Remember once upon a time when the Ford Mondeo was Britain's best-selling car, or at least thereabouts? Well, now it doesn't even make it into the top ten. Tellingly, the BMW 3-Series outsells it.
Ford would like to change that and here in Paris it's unveiled a new Mondeo, which it wants to kick up market – trying to win back many of those company car users who've migrated up to a 3-Series or A4.
Does it stand a chance? On first impressions, no. The new Mondeo may have a smart new face, which the mainstream media may have told you features an Aston Martin-like grille. Don't believe this, it's much more Audi than anything else in reality and while striking and purposeful, it gives way to a car that can't quite sign the cheques the face writes. The 5-door hatch might have a little bit of Audi A7 in profile and you may think the Mondeo fundamentally prettier than before – but it ultimately forgoes any sense of real "premium". Mondeo or one of the German triumvirate of C-class, 3-Series or A4? Ninety-nine out of 100 people would still be reaching for a set of German keys, we reckon.
It's a big car though - almost too big for some of Europe's smaller cities and Britain's tight parking spaces. At more than 4.8m long, it's as big as cars from the class above. Blame the fact the Mondeo shares much of its design and pretty much all of its underpinnings with the US Fusion.
In Europe, we're getting 5-door and estate versions only, but other markets get a 4-door too. But if you're liking what you see, don't get too excited yet – as the Mondeo is still 14 (yes, fourteen) months from going on sale. Just as well, because the cars in Paris featured a level of build quality and finish so poor that we can't remember seeing the like of at a major motor show for years. Sunglasses storage bins that had jammed shut, doors that wouldn't shut properly and panel gaps so big you could - on some cars - see what engine they were running without opening the bonnet, doesn't bode well. But part of the reason for the long launch lead is that Ford says it couldn't hit its quality target by the planned launch in the middle of next year, so has pushed it back. Expect major tweaking and improvement before cars you can actually drive hit the ground.

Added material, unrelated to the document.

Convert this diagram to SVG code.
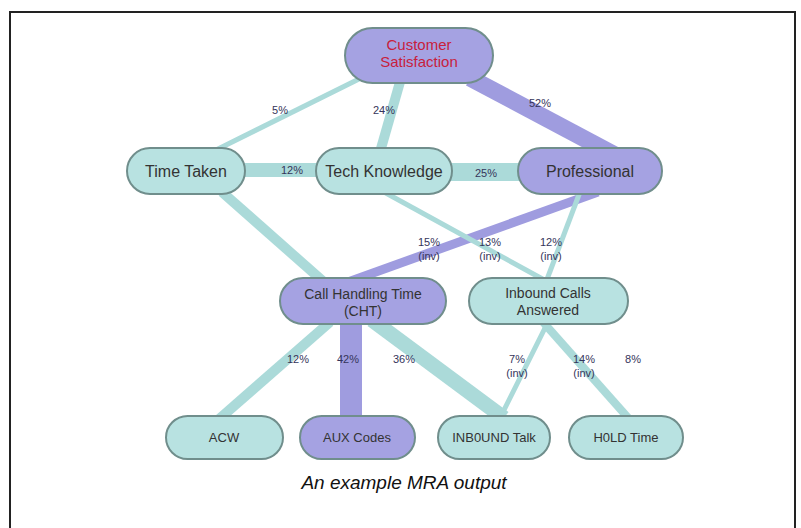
<svg xmlns="http://www.w3.org/2000/svg" width="801" height="528" viewBox="0 0 801 528">
  <style>
    .teal { fill: #b8e2e1; stroke: #708e8c; stroke-width: 2; }
    .purp { fill: #a5a2e2; stroke: #708e8c; stroke-width: 2; }
    .lbl { font-family: "Liberation Sans", Arial, sans-serif; font-size: 16px; fill: #333; text-anchor: middle; }
    .mid { font-family: "Liberation Sans", Arial, sans-serif; font-size: 14px; fill: #333; text-anchor: middle; }
    .small { font-family: "Liberation Sans", Arial, sans-serif; font-size: 13px; fill: #333; text-anchor: middle; }
    .head { font-family: "Liberation Sans", Arial, sans-serif; font-size: 15px; fill: #c8203c; text-anchor: middle; }
    .pct { font-family: "Liberation Sans", Arial, sans-serif; font-size: 11px; fill: #34345a; text-anchor: middle; }
    .et { stroke: #abdad9; fill: none; stroke-linecap: butt; }
    .ep { stroke: #9f9cdf; fill: none; stroke-linecap: butt; }
  </style>

  <rect width="801" height="528" fill="#ffffff"/>
  <!-- outer frame -->
  <rect x="10" y="12" width="785" height="530" fill="none" stroke="#222" stroke-width="2"/>

  <!-- connectors -->
  <g id="connectors">
    <line class="et" x1="365" y1="76" x2="212" y2="152" stroke-width="5"/>
    <line class="et" x1="400" y1="82" x2="380" y2="152" stroke-width="10"/>
    <line class="ep" x1="470" y1="78" x2="615" y2="155" stroke-width="17"/>
    <line class="et" x1="240" y1="170" x2="320" y2="170" stroke-width="14"/>
    <line class="et" x1="448" y1="172" x2="522" y2="172" stroke-width="18"/>
    <line class="et" x1="222" y1="192" x2="325" y2="283" stroke-width="10"/>
    <line class="ep" x1="598" y1="192" x2="348" y2="282" stroke-width="9"/>
    <line class="et" x1="384" y1="192" x2="548" y2="282" stroke-width="5"/>
    <line class="et" x1="580" y1="192" x2="546" y2="282" stroke-width="5"/>
    <line class="et" x1="330" y1="322" x2="218" y2="420" stroke-width="10"/>
    <line class="ep" x1="351" y1="322" x2="351" y2="420" stroke-width="22"/>
    <line class="et" x1="372" y1="320" x2="504" y2="418" stroke-width="15"/>
    <line class="et" x1="548" y1="322" x2="500" y2="418" stroke-width="5"/>
    <line class="et" x1="543" y1="322" x2="630" y2="420" stroke-width="8"/>
  </g>

  <!-- connector labels -->
  <g id="edge-labels">
    <text class="pct" x="280" y="114">5%</text>
    <text class="pct" x="384" y="114">24%</text>
    <text class="pct" x="540" y="107">52%</text>
    <text class="pct" x="292" y="174">12%</text>
    <text class="pct" x="486" y="177">25%</text>
    <text class="pct" x="429" y="246">15%</text>
    <text class="pct" x="429" y="260">(inv)</text>
    <text class="pct" x="490" y="246">13%</text>
    <text class="pct" x="490" y="260">(inv)</text>
    <text class="pct" x="551" y="246">12%</text>
    <text class="pct" x="551" y="260">(inv)</text>
    <text class="pct" x="298" y="363">12%</text>
    <text class="pct" x="348" y="363">42%</text>
    <text class="pct" x="404" y="363">36%</text>
    <text class="pct" x="517" y="363">7%</text>
    <text class="pct" x="517" y="377">(inv)</text>
    <text class="pct" x="584" y="363">14%</text>
    <text class="pct" x="584" y="377">(inv)</text>
    <text class="pct" x="633" y="363">8%</text>
  </g>

  <g id="customer-satisfaction">
    <rect class="purp" x="345" y="28" width="148" height="55" rx="27.5"/>
    <text class="head" x="419" y="50">Customer</text>
    <text class="head" x="419" y="67">Satisfaction</text>
  </g>

  <g id="time-taken">
    <rect class="teal" x="127" y="148" width="118" height="46" rx="23"/>
    <text class="lbl" x="186" y="177">Time Taken</text>
  </g>

  <g id="tech-knowledge">
    <rect class="teal" x="316" y="148" width="136" height="46" rx="23"/>
    <text class="lbl" x="384" y="177">Tech Knowledge</text>
  </g>

  <g id="professional">
    <rect class="purp" x="518" y="148" width="144" height="46" rx="23"/>
    <text class="lbl" x="590" y="177">Professional</text>
  </g>

  <g id="cht">
    <rect class="purp" x="280" y="278" width="166" height="46" rx="23"/>
    <text class="mid" x="363" y="299">Call Handling Time</text>
    <text class="mid" x="363" y="316">(CHT)</text>
  </g>

  <g id="inbound-calls">
    <rect class="teal" x="469" y="278" width="159" height="46" rx="23"/>
    <text class="mid" x="548" y="298">Inbound Calls</text>
    <text class="mid" x="548" y="315">Answered</text>
  </g>

  <g id="acw">
    <rect class="teal" x="166" y="416" width="117" height="43" rx="21.5"/>
    <text class="small" x="224" y="442">ACW</text>
  </g>

  <g id="aux-codes">
    <rect class="purp" x="300" y="416" width="115" height="43" rx="21.5"/>
    <text class="small" x="357" y="442">AUX Codes</text>
  </g>

  <g id="inbound-talk">
    <rect class="teal" x="438" y="416" width="112" height="43" rx="21.5"/>
    <text class="small" x="494" y="442">INB0UND Talk</text>
  </g>

  <g id="hold-time">
    <rect class="teal" x="569" y="416" width="114" height="43" rx="21.5"/>
    <text class="small" x="626" y="442">H0LD Time</text>
  </g>

  <text x="404" y="489" font-family="'Liberation Sans', Arial, sans-serif" font-size="19" font-style="italic" fill="#111" text-anchor="middle">An example MRA output</text>
</svg>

Inside, there's a much simpler design theme, with far fewer buttons. The Mondeo's user interface - like many American Fords - has been built around the Sync/MyFord Touch, touchscreen system, which cleans up all the buttons and controls and groups most functions into one (very large) central touchscreen. The gauge cluster is largely digital too – a central speedo in many versions, flanked by two reconfigurable TFT screens. It looks cleaner and the screen is accurate and fast if these show-stand cars are anything to go by. But the interior's nothing to write home about as a piece of design or a place to sit. It doesn't feel special. An Audi A3 absolutely murders it for perceived quality, material authenticity and user interface logic and layout.
The new Mondeo will be much more efficient, though. Ford's bringing the Ecoboost 1.0L (yes, a 1.0L engine in a Mondeo!) engine, along with a hybrid, to the engine party, this time. Both of which are likely to give the Mondeo class-leading fuel economy and emissions figures. There'll be a range of other petrols and diesels, along with the option of a dual-clutch auto transmission. Expect the Mondeo – when it finally arrives – to cost from a little under 20 grand.